Earlier this month, Major League Baseball tried out a replay-review system at several Arizona Fall League games. The consensus was that it worked pretty well, and that such a system would be implemented for regular-season games in 2014.

Hallelujah! I've been writing about this for at least four years; almost everyone in baseball agrees that such a system is long overdue, and it's a good thing that such a system is going to start next year.

And every single detail has been worked out. Right? Right?

Wrong, writes Jayson Stark:

"We know it will be a manager-challenge system," said an executive of another club. "And we know everything will get reviewed in a central location. Other than that, nothing else has been agreed to. And I mean nothing."

Wait. Nothing? Is that what he said? Nothing?

Right. Nothing.

How many challenges will each manager get? One? Two? Eighteen? Forget what you've read. Nobody knows yet.

How much time will a manager get to initiate a challenge? A minute? A minute and a half? An hour and a half? Yep. Nobody knows yet.

Who will review these calls? Umpires? Ex-umpires? The occupants of the Fan Cave? Your cousin Vinny with the fancy remote? Right you are. Nobody knows yet.

You can ask pretty much any question you want about how this will work. Same answer. Nobody knows yet.

Stark goes on to point out that umpires would have liked a system where a fifth umpire was in the press box at every ballpark, watching replays and communicating to his colleagues on the field. This is exactly what I proposed several years ago; naturally, MLB thinks that's too expensive, as would a proposal to add two new crews (eight umpires), who would rotate into the MLB central location to review plays. All right, I can understand wanting to do this without adding too many costs. However:

After the owners' vote at the November owners meeting, Manfred said the replay officials were "most likely to be active or former" umpires. But officials of several teams say they were told it's possible the replay room could also be populated by some non-umpires -- who could be anyone from video experts to former players.

The umpires' union (as well as the players' union) has to approve any replay-review agreement. I can't imagine they'd be too happy with non-umpires getting involved.

And we haven't even gotten to the actual method that's going to be used for challenges. Stark, again:

About the only thing that's been settled on is that there's going to be some sort of system where managers get to challenge calls. It could be one challenge per game. It could be two. It's also possible, but unlikely, it could be more complicated than that.
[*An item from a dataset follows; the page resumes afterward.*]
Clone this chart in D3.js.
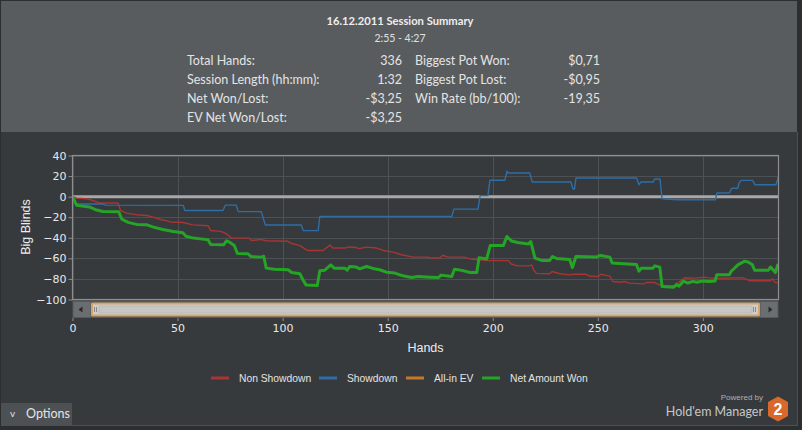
<!DOCTYPE html>
<html><head><meta charset="utf-8">
<script src="https://cdn.jsdelivr.net/npm/d3@7"></script>
<style>html,body{margin:0;padding:0;background:#2c2f32;overflow:hidden} svg{display:block}</style>
</head><body><svg id="c" width="802" height="430"></svg>
<script>
// ---------- DATA ----------
const title = "16.12.2011 Session Summary";
const timeRange = "2:55 - 4:27";
const statLabelsLeft = ["Total Hands:", "Session Length (hh:mm):", "Net Won/Lost:", "EV Net Won/Lost:"];
const statValuesLeft = ["336", "1:32", "-$3,25", "-$3,25"];
const statLabelsRight = ["Biggest Pot Won:", "Biggest Pot Lost:", "Win Rate (bb/100):"];
const statValuesRight = ["$0,71", "-$0,95", "-19,35"];

const xTicks = [0, 50, 100, 150, 200, 250, 300];
const yTicks = [40, 20, 0, -20, -40, -60, -80, -100];
const seriesNames = ["Non Showdown", "Showdown", "All-in EV", "Net Amount Won"];

// [hand, big blinds]
const nonShowdown = [[0,0],[1.9,-1.4],[7.5,-2.3],[9.9,-4],[13,-6.2],[21.7,-6.2],[22.9,-13.4],[25.7,-16],[30.5,-17.6],[35.3,-18.3],[38.4,-19.9],[42.4,-22.5],[44.8,-23.4],[46.3,-24.6],[52.7,-25.1],[57.2,-27.4],[64.6,-28.3],[65.7,-32.9],[70.5,-33.8],[73.3,-36.1],[75.7,-40.3],[84,-40.3],[85.2,-42.6],[89.6,-41.6],[92,-42.9],[102.5,-43.4],[104.4,-45.6],[108.5,-47.8],[110.8,-51],[112.1,-52.4],[119.3,-52.4],[122.5,-47.1],[124,-50],[129.6,-50],[131.6,-48.9],[135,-49.5],[136.5,-50.5],[139.9,-49.1],[144.7,-50],[148.6,-52.6],[152.6,-53.9],[156.6,-56.5],[162.1,-58.8],[169.2,-58.8],[170.5,-59.7],[174.8,-59.7],[176.2,-57],[178.7,-58.8],[186.4,-58.8],[189.7,-60.7],[193.2,-61.4],[198.2,-62.2],[207.4,-62.2],[208.8,-65.5],[211.7,-67.3],[217,-67.3],[218.6,-66.5],[219.4,-71.1],[220.8,-74.6],[227.1,-75],[228.2,-72.8],[232,-75],[236.6,-76.1],[238,-75.4],[244.2,-75.4],[246.2,-77.4],[250.2,-77.7],[251.4,-75.4],[255.7,-77.3],[257.2,-82.5],[261,-83.2],[262.5,-82.5],[265.2,-84.1],[271.8,-84.8],[273.2,-83.5],[277,-83.5],[280.2,-86.5],[286.5,-86.5],[287.8,-84],[288.8,-82.9],[291.3,-78.8],[296,-79.2],[300.9,-78.3],[303,-79],[306.5,-79.4],[318.9,-78.8],[322.1,-81.7],[332.2,-81.7],[333,-79.8],[334.5,-83.6],[336,-83.6]];

const showdown = [[0,0],[1.9,-7.2],[14,-7.2],[16,-8.2],[52.7,-8.5],[53.5,-13.4],[71.6,-13.4],[72.8,-8.2],[77.9,-8.2],[78.9,-14.6],[89.8,-14.6],[91.8,-27.5],[108.9,-27.5],[109.8,-33],[116.9,-33],[117.7,-19.3],[180.5,-19.3],[181.5,-12.1],[193,-12.1],[194,1],[197.7,1],[198.7,16],[205.8,16],[206.8,24.7],[207.4,23],[217.6,23],[218.8,14.2],[237.2,14.2],[238.2,7.4],[238.9,7.4],[239.6,18.1],[268.5,18.1],[269.6,11.6],[270.5,14.2],[276.3,14.2],[277.1,17.1],[279.6,17.1],[280.6,-2],[287.9,-3],[306,-3],[306.7,3.5],[312.7,3.8],[313.7,8.2],[316.6,8.2],[317.3,13.5],[318.3,15.8],[323.6,15.8],[324.8,11.6],[334.8,11.6],[335.9,19]];

const netWon = [[0,0],[2,-8.5],[8,-10],[11.5,-13],[14.5,-14.4],[22,-14.7],[23.5,-22],[26.5,-25],[30.5,-27],[35.5,-27.4],[38.5,-29.6],[43,-32],[48,-33.8],[52.5,-35],[54,-38.5],[57.5,-40.3],[62,-41.3],[64.5,-42],[65.8,-46.5],[72,-46.8],[73.3,-42.9],[74.9,-44.5],[77,-47.5],[78.5,-55.3],[83.5,-55.6],[85,-58.2],[89.8,-58.8],[91,-58],[92.2,-69.5],[96,-70.5],[102.6,-71.1],[104.3,-73.8],[108.2,-75],[109.7,-81],[111.2,-86],[116.5,-86.5],[117.7,-72],[120.1,-71.5],[122.9,-66.3],[124.5,-69.5],[129.6,-69.5],[130.7,-71.5],[132,-67.9],[135,-68.5],[136.7,-70.2],[139.9,-67.9],[143,-69.8],[146.2,-71.1],[149.4,-73.4],[153.4,-74.3],[157.3,-77],[161.3,-78.6],[164.5,-77.7],[170,-78.3],[174.2,-78.6],[175.4,-76.3],[180.5,-77.6],[181.8,-70.5],[185.3,-71.7],[189.2,-73.7],[192.4,-73.7],[193.5,-59.5],[197.1,-60.7],[198.8,-47.6],[205.1,-47.6],[206.7,-38.7],[209,-43.2],[211.8,-44.6],[217,-46],[218.1,-43.6],[220.1,-59.8],[223.2,-62],[227.1,-62],[228.4,-58.2],[230.3,-60.1],[236.6,-61.1],[237.9,-69],[239.6,-58.2],[244.6,-58.4],[249.3,-58.8],[251.2,-57.2],[255.7,-58.8],[256.9,-64.6],[262,-65.2],[268.4,-66],[269.6,-72.5],[270.7,-69.5],[276.3,-69.5],[277.1,-67.3],[279.5,-68.5],[280.6,-87.4],[286.2,-88],[287.4,-85.5],[288.7,-87],[290.7,-82.2],[292.9,-84],[295.3,-82.4],[297,-83.2],[300,-82],[303,-82.5],[305.8,-82],[306.6,-76],[312.6,-76],[313.4,-72.8],[316.7,-66.3],[319.8,-62.8],[321.5,-63.5],[323.6,-66.3],[324.6,-71.5],[331.2,-71.5],[332.2,-68.5],[334.5,-73.8],[335.8,-65.5]];

// EV net won equals net won (-$3,25) in this session
const allInEV = netWon;

// ---------- DRAW ----------
const svg = d3.select("#c");
const colors = {ns:"#a83434", sd:"#2f6da6", ev:"#c5782a", net:"#25a525"};

// panels
svg.append("rect").attr("x",0).attr("y",0).attr("width",802).attr("height",430).attr("fill","#2c2f32");
svg.append("rect").attr("x",1).attr("y",1).attr("width",796).attr("height",131).attr("fill","#585c5f");
svg.append("rect").attr("x",1).attr("y",132).attr("width",796).attr("height",294).attr("fill","#363a3d");
svg.append("line").attr("x1",797.5).attr("x2",797.5).attr("y1",132).attr("y2",426).attr("stroke","#4c5053");
svg.append("line").attr("x1",1).attr("x2",798).attr("y1",425.5).attr("y2",425.5).attr("stroke","#4c5053");

// header
const hFont = "Lato, 'Open Sans', sans-serif";
svg.append("text").attr("x",400).attr("y",25).attr("text-anchor","middle")
  .attr("font-family",hFont).attr("font-weight","bold").attr("font-size",11.2).attr("fill","#eeeeee").text(title);
svg.append("text").attr("x",400).attr("y",42).attr("text-anchor","middle")
  .attr("font-family",hFont).attr("font-size",10.5).attr("fill","#e0e0e0").text(timeRange);
const rowY = [65, 84, 103, 122];
const hdr = svg.append("g").attr("font-family",hFont).attr("font-size",12.5).attr("fill","#e4e4e4");
statLabelsLeft.forEach((t,i)=>hdr.append("text").attr("x",187).attr("y",rowY[i]).text(t));
statValuesLeft.forEach((t,i)=>hdr.append("text").attr("x",402).attr("y",rowY[i]).attr("text-anchor","end").text(t));
statLabelsRight.forEach((t,i)=>hdr.append("text").attr("x",415).attr("y",rowY[i]).text(t));
statValuesRight.forEach((t,i)=>hdr.append("text").attr("x",600).attr("y",rowY[i]).attr("text-anchor","end").text(t));

// scales
const x = d3.scaleLinear().domain([0,336]).range([72.5,778.5]);
const y = d3.scaleLinear().domain([-100,40]).range([299.5,155.5]);
const plotL = x(0), plotR = x(336), plotT = y(40), plotB = y(-100);

// grid
const grid = svg.append("g").attr("stroke","#4d5154").attr("stroke-width",1);
yTicks.forEach(v=>grid.append("line").attr("x1",plotL).attr("x2",plotR).attr("y1",Math.round(y(v))+0.5).attr("y2",Math.round(y(v))+0.5));
xTicks.forEach(v=>grid.append("line").attr("x1",Math.round(x(v))+0.5).attr("x2",Math.round(x(v))+0.5).attr("y1",plotT).attr("y2",plotB));

// zero line
svg.append("line").attr("x1",plotL).attr("x2",plotR).attr("y1",y(0)).attr("y2",y(0)).attr("stroke","#a8a8a8").attr("stroke-width",3);

// clip
svg.append("clipPath").attr("id","clip").append("rect").attr("x",plotL).attr("y",plotT).attr("width",plotR-plotL).attr("height",plotB-plotT);
const line = d3.line().x(d=>x(d[0])).y(d=>y(d[1]));
const lines = svg.append("g").attr("clip-path","url(#clip)").attr("fill","none").attr("stroke-linejoin","round");
lines.append("path").datum(nonShowdown).attr("d",line).attr("stroke",colors.ns).attr("stroke-width",1.4);
lines.append("path").datum(showdown).attr("d",line).attr("stroke",colors.sd).attr("stroke-width",1.4);
lines.append("path").datum(allInEV).attr("d",line).attr("stroke",colors.ev).attr("stroke-width",1.4);
lines.append("path").datum(netWon).attr("d",line).attr("stroke",colors.net).attr("stroke-width",3);

// plot border
svg.append("rect").attr("x",plotL).attr("y",plotT).attr("width",plotR-plotL).attr("height",plotB-plotT)
  .attr("fill","none").attr("stroke","#8e8e8e").attr("stroke-width",1.2);

// y axis
const yAxis = svg.append("g").attr("transform",`translate(${plotL},0)`)
  .call(d3.axisLeft(y).tickValues(yTicks).tickSize(4).tickPadding(2).tickFormat(d3.format("d")));
yAxis.select(".domain").remove();
yAxis.selectAll("line").attr("stroke","#8e8e8e");
yAxis.selectAll("text").attr("fill","#e8e8e8").attr("font-family","'DejaVu Sans', sans-serif").attr("font-size",11);

// scrollbar
const sb = svg.append("g");
sb.append("rect").attr("x",plotL).attr("y",301).attr("width",plotR-plotL).attr("height",17).attr("fill","#55595c");
sb.append("rect").attr("x",plotL+1).attr("y",302).attr("width",17).attr("height",15).attr("fill","#6a6e71");
sb.append("rect").attr("x",plotR-18).attr("y",302).attr("width",17).attr("height",15).attr("fill","#6a6e71");
sb.append("path").attr("d",`M${plotL+6},309.5 L${plotL+10},306.5 L${plotL+10},312.5 Z`).attr("fill","#2a2a2a");
sb.append("path").attr("d",`M${plotR-6},309.5 L${plotR-10},306.5 L${plotR-10},312.5 Z`).attr("fill","#2a2a2a");
sb.append("rect").attr("x",91).attr("y",302.5).attr("width",669).attr("height",14).attr("rx",1.5).attr("fill","#d4a468");
sb.append("rect").attr("x",93).attr("y",304.5).attr("width",665).attr("height",10).attr("fill","#cdcdcd");
sb.append("rect").attr("x",99).attr("y",306).attr("width",653).attr("height",7).attr("fill","#c6c6c6").attr("stroke","#b2b2b2").attr("stroke-width",0.6);
[94.5,96.5,753.5,755.5].forEach(gx=>sb.append("line").attr("x1",gx).attr("x2",gx).attr("y1",307).attr("y2",312).attr("stroke","#8a8a8a"));

// x axis
const xAxis = svg.append("g").attr("transform","translate(0,318)")
  .call(d3.axisBottom(x).tickValues(xTicks).tickSize(3).tickPadding(3));
xAxis.select(".domain").remove();
xAxis.selectAll("line").attr("stroke","#8e8e8e");
xAxis.selectAll("text").attr("fill","#e8e8e8").attr("font-family","'DejaVu Sans', sans-serif").attr("font-size",11);

// axis titles
const aFont = "'Liberation Sans', Arial, sans-serif";
svg.append("text").attr("transform","translate(30,227) rotate(-90)").attr("text-anchor","middle")
  .attr("font-family",aFont).attr("font-size",12.5).attr("fill","#ececec").text("Big Blinds");
svg.append("text").attr("x",425.5).attr("y",352).attr("text-anchor","middle")
  .attr("font-family",aFont).attr("font-size",12.5).attr("fill","#ececec").text("Hands");

// legend
const legendX = [211, 319, 406, 482];
const legendCols = [colors.ns, colors.sd, colors.ev, colors.net];
const lg = svg.append("g").attr("font-family",aFont).attr("font-size",10.3).attr("fill","#e4e4e4");
seriesNames.forEach((n,i)=>{
  lg.append("line").attr("x1",legendX[i]).attr("x2",legendX[i]+18).attr("y1",378).attr("y2",378).attr("stroke",legendCols[i]).attr("stroke-width",3);
  lg.append("text").attr("x",legendX[i]+28).attr("y",382).text(n);
});

// options button
svg.append("rect").attr("x",1).attr("y",403).attr("width",71).attr("height",22).attr("fill","#4d5154");
svg.append("text").attr("x",10).attr("y",417).attr("font-family",hFont).attr("font-size",10).attr("fill","#e0e0e0").text("v");
svg.append("text").attr("x",26).attr("y",418).attr("font-family",hFont).attr("font-size",12.5).attr("fill","#e4e4e4").text("Options");

// brand
svg.append("text").attr("x",763).attr("y",400).attr("text-anchor","end").attr("font-family",aFont).attr("font-size",8).attr("fill","#b0b0b0").text("Powered by");
svg.append("text").attr("x",763).attr("y",416).attr("text-anchor","end").attr("font-family",hFont).attr("font-size",12.5).attr("fill","#c8c8c8").text("Hold'em Manager");
svg.append("path").attr("d","M778,396.5 L788,402 L788,416 L778,421.5 L768,416 L768,402 Z").attr("fill","#d9682a");
svg.append("text").attr("x",778).attr("y",415).attr("text-anchor","middle").attr("font-family",aFont).attr("font-weight","bold").attr("font-size",16).attr("fill","#ffffff").text("2");
</script></body></html>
Beyond that, MLB would like to give umpires the option to ask for a limited number of replays on their own, without a challenge. And anyone who has imagined the nightmare of a blown call in the ninth inning, that goes against a team that had used up its challenges, knows that's a great idea.
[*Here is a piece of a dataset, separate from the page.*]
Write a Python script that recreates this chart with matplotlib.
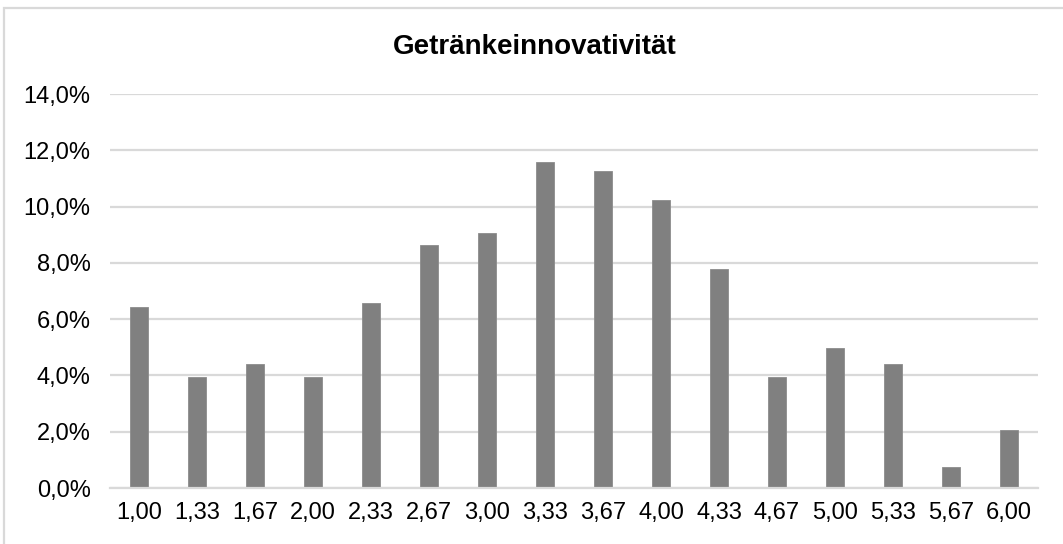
import matplotlib
matplotlib.use("Agg")
import matplotlib.pyplot as plt
from matplotlib.patches import Rectangle
from matplotlib.ticker import FuncFormatter

categories = ["1,00", "1,33", "1,67", "2,00", "2,33", "2,67", "3,00", "3,33",
              "3,67", "4,00", "4,33", "4,67", "5,00", "5,33", "5,67", "6,00"]
shares = [6.43, 3.94, 4.40, 3.94, 6.59, 8.65, 9.06, 11.58,
          11.28, 10.25, 7.77, 3.94, 4.98, 4.41, 0.73, 2.06]
title = "Getränkeinnovativität"
y_ticks = [0, 2, 4, 6, 8, 10, 12, 14]

plt.rcParams["font.family"] = ["Liberation Sans", "DejaVu Sans"]

W, H = 1063, 544
fig = plt.figure(figsize=(W / 100, H / 100), dpi=100)
fig.patch.set_facecolor("white")

# light frame around the chart area
fig.patches.append(Rectangle((3.5 / W, -0.1), 1.2, (H - 8.5) / H + 0.1,
                             transform=fig.transFigure, fill=False,
                             edgecolor="#d9d9d9", linewidth=1.6))

left, right, top, bottom = 110, 1038, 94, 488
ax = fig.add_axes([left / W, (H - bottom) / H, (right - left) / W, (bottom - top) / H])

x = range(len(categories))
ax.bar(x, shares, width=0.315, color="#808080", edgecolor="#8c8c8c",
       linewidth=0.6, zorder=3)

ax.set_xlim(-0.5, len(categories) - 0.5)
ax.set_ylim(0, 14)
ax.set_yticks(y_ticks)
ax.yaxis.set_major_formatter(FuncFormatter(lambda v, _: f"{v:.1f}%".replace(".", ",")))
ax.set_xticks(list(x))
ax.set_xticklabels(categories)

ax.grid(axis="y", color="#d9d9d9", linewidth=1.6, zorder=0)
ax.grid(axis="x", visible=False)
for side in ["top", "right", "left"]:
    ax.spines[side].set_visible(False)
ax.spines["bottom"].set_color("#d9d9d9")
ax.spines["bottom"].set_linewidth(1.6)
ax.spines["bottom"].set_zorder(4)

ax.tick_params(axis="both", length=0, labelsize=17, labelcolor="#000000")
ax.tick_params(axis="y", pad=14)
ax.tick_params(axis="x", pad=10)

fig.text(535 / W, 1 - 47 / H, title, ha="center", va="center",
         fontsize=20, fontweight="bold", color="#000000")

fig.savefig("out.png", dpi=100, facecolor="white")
But how exactly would that work? You know that answer: We'll get back to you later (after it's all been negotiated with the players and umpires' unions).
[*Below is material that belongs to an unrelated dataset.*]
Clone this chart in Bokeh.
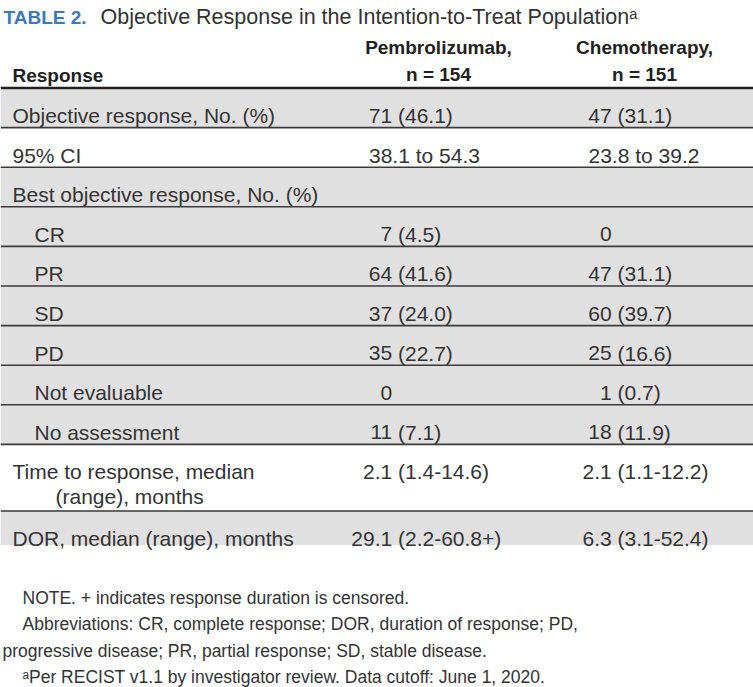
from bokeh.plotting import figure
from bokeh.models import Range1d
from bokeh.core.properties import value
from bokeh.embed import file_html
from bokeh.resources import INLINE

# ---------------- data ----------------
title_label = "TABLE 2."
title_text = "Objective Response in the Intention-to-Treat Population\u1d43"

header_response = "Response"
arm_names = ["Pembrolizumab,", "Chemotherapy,"]
arm_n = ["n = 154", "n = 151"]

row_labels = [
    "Objective response, No. (%)",
    "95% CI",
    "Best objective response, No. (%)",
    "CR",
    "PR",
    "SD",
    "PD",
    "Not evaluable",
    "No assessment",
    "Time to response, median\n(range), months",
    "DOR, median (range), months",
]
row_indent = [0, 0, 0, 1, 1, 1, 1, 1, 1, 0, 0]
row_shaded = [True, False, True, True, True, True, True, True, True, False, True]

pembro = ["71 (46.1)", "38.1 to 54.3", "", "7 (4.5)", "64 (41.6)", "37 (24.0)",
          "35 (22.7)", "0", "11 (7.1)", "2.1 (1.4-14.6)", "29.1 (2.2-60.8+)"]
chemo = ["47 (31.1)", "23.8 to 39.2", "", "0", "47 (31.1)", "60 (39.7)",
         "25 (16.6)", "1 (0.7)", "18 (11.9)", "2.1 (1.1-12.2)", "6.3 (3.1-52.4)"]

footnotes = [
    "NOTE. + indicates response duration is censored.",
    "Abbreviations: CR, complete response; DOR, duration of response; PD,\nprogressive disease; PR, partial response; SD, stable disease.",
    "\u1d43Per RECIST v1.1 by investigator review. Data cutoff: June 1, 2020.",
]

# ---------------- styles / layout ----------------
BODY = value("Liberation Sans")
TXT = "#333333"
DARK = "#231f20"
BLUE = "#3a7bbf"
GRAY = "#e1e0e1"

W, H = 753, 687
p = figure(width=W, height=H, x_range=Range1d(0, W), y_range=Range1d(H, 0),
           title=None, output_backend="svg", toolbar_location=None, min_border=0,
           x_axis_location=None, y_axis_location=None)
p.grid.visible = False
p.outline_line_color = None
p.background_fill_color = "white"
p.border_fill_color = "white"

X_LEFT, X_RIGHT = 0, W
LABEL_X = 12
INDENT_X = 34
HANG_X = 55
PAREN_X = [397.5, 617.0]
HEAD_CX = [438.0, 644.0]
SPACE = 5.8
TABLE_TOP = 87.5
ROW_H = 39.6
EXTRA_LINE = 27.0
LAST_ROW_H = 34.0
BASE_OFF = 27.5
BODY_SIZE = "21px"
HEAD_SIZE = "19px"

# title
p.text(x=[3], y=[16.5], text=[title_label], text_font=BODY, text_font_style="bold",
       text_font_size="19px", text_color=BLUE, text_baseline="alphabetic")
p.text(x=[100], y=[16.5], text=[title_text], text_font=BODY,
       text_font_size="21.5px", text_color=TXT, text_baseline="alphabetic")

# header
p.text(x=[LABEL_X], y=[74.5], text=[header_response], text_font=BODY, text_font_style="bold",
       text_font_size=HEAD_SIZE, text_color=DARK, text_baseline="alphabetic")
p.text(x=HEAD_CX, y=[46.5, 46.5], text=arm_names, text_font=BODY, text_font_style="bold",
       text_font_size=HEAD_SIZE, text_color=DARK, text_baseline="alphabetic", text_align="center")
p.text(x=HEAD_CX, y=[73.5, 73.5], text=arm_n, text_font=BODY, text_font_style="bold",
       text_font_size=HEAD_SIZE, text_color=DARK, text_baseline="alphabetic", text_align="center")

# rows geometry
tops, bottoms = [], []
y = TABLE_TOP
for i, lab in enumerate(row_labels):
    n_lines = lab.count("\n") + 1
    h = ROW_H + EXTRA_LINE * (n_lines - 1)
    if i == len(row_labels) - 1:
        h = LAST_ROW_H
    tops.append(y)
    bottoms.append(y + h)
    y += h

sh_t = [t for t, s in zip(tops, row_shaded) if s]
sh_b = [b for b, s in zip(bottoms, row_shaded) if s]
p.quad(left=[X_LEFT] * len(sh_t), right=[X_RIGHT] * len(sh_t), top=sh_t, bottom=sh_b,
       fill_color=GRAY, line_color=None)

# separators
sep_y = bottoms[:-1]
p.segment(x0=[X_LEFT] * len(sep_y), x1=[X_RIGHT] * len(sep_y), y0=sep_y, y1=sep_y,
          line_color="#3a3a3a", line_width=1.6)
p.segment(x0=[X_LEFT], x1=[X_RIGHT], y0=[TABLE_TOP], y1=[TABLE_TOP],
          line_color=DARK, line_width=2.6)

# row labels
lx, ly, lt = [], [], []
for lab, ind, t in zip(row_labels, row_indent, tops):
    parts = lab.split("\n")
    for k, part in enumerate(parts):
        if k == 0:
            lx.append(INDENT_X if ind else LABEL_X)
        else:
            lx.append(HANG_X)
        ly.append(t + BASE_OFF + k * 25)
        lt.append(part)
p.text(x=lx, y=ly, text=lt, text_font=BODY, text_font_size=BODY_SIZE,
       text_color=TXT, text_baseline="alphabetic")

# values aligned on the opening parenthesis
for col, vals in enumerate([pembro, chemo]):
    ax = PAREN_X[col]
    rx, ry, rt = [], [], []   # right-aligned number part
    qx, qy, qt = [], [], []   # left-aligned paren part / ranges
    for v, t in zip(vals, tops):
        yb = t + BASE_OFF
        if not v:
            continue
        if " (" in v:
            i = v.index(" (")
            rx.append(ax - SPACE); ry.append(yb); rt.append(v[:i])
            qx.append(ax); qy.append(yb); qt.append(v[i + 1:])
        elif " to " in v:
            qx.append(ax - 29); qy.append(yb); qt.append(v)
        else:
            rx.append(ax - SPACE); ry.append(yb); rt.append(v)
    p.text(x=rx, y=ry, text=rt, text_font=BODY, text_font_size=BODY_SIZE,
           text_color=TXT, text_baseline="alphabetic", text_align="right")
    p.text(x=qx, y=qy, text=qt, text_font=BODY, text_font_size=BODY_SIZE,
           text_color=TXT, text_baseline="alphabetic", text_align="left")

# footnotes
fx, fy, ft = [], [], []
yb = 597
for para in footnotes:
    for k, line in enumerate(para.split("\n")):
        fx.append(22 if k == 0 else 2)
        fy.append(yb)
        ft.append(line)
        yb += 26.5
p.text(x=fx, y=fy, text=ft, text_font=BODY, text_font_size="17.5px",
       text_color=TXT, text_baseline="alphabetic")

open("out.html", "w").write(file_html(p, INLINE))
One thing that has been cleared up? Managers will not have to throw flags, resin bags, fungo bats, emergency flares or Gatorade coolers to challenge a play. They'll handle that with actual human communication tools. What a concept.

There's at least some indication that they're trying to think of everything possible that could be used to call for replays, writes Stark:

You know how NFL teams have coaches up in the booth, looking out for calls to challenge? You can't tell baseball teams they can't station somebody in the clubhouse video room, or even in the tunnel next to the dugout, to alert managers about potential challenges. So apparently, that's going to be legal. The issue now is making sure the home and visiting teams have the same feeds, same equipment and same ease of quickly contacting the dugout. Let's hope that happens -- or there could be some yelling and screaming.

Oh, yes. I can hear the complaints now. But it does seem as if MLB is attempting to address these issues. Stark also notes that MLB is very sensitive to complaints that replay review might slow games down, and they're trying to figure out a way to keep things moving. They appear to have done so reasonably well in the AFL replay-review trial, but those reviews were done on-site, while it appears that the regular-season system will involve reviews done in a central location. On days when all 30 teams are playing, that means they'll have to have multiple teams of people watching each of the 15 games (although given time-zone differences, not all the games will be going on at the same time).

Also not answered -- and not covered in Stark's article, either -- is the question of what will be done with the current home-run review system. Will that still work as it does now (with umpires leaving the field to look at a tiny monitor in the dugout tunnel)? Or will home run reviews be folded into the new system? The latter would make more sense, in my view -- all replays being reviewed in the same way.

At least they're trying. And, according to this article, MLB moguls are expecting this to all be done six weeks from now:

They plan to approve the new rules when they meet Jan. 16 in Paradise Valley, Ariz., after agreements with the unions for umpires and players.

They'd better hurry, then, and get this done. The good news is that they do still consider this a work in progress, and that things can and will be adjusted and changed.

The NFL has had a review system since 1986, the NHL since 1991 (and its Toronto "war room", similar to the MLB proposal, since 2003), and the NBA since 2002. MLB has been far behind the times. It might not be perfect, but at least we're one step closer to having the results of baseball games reflect what the players actually do on the field.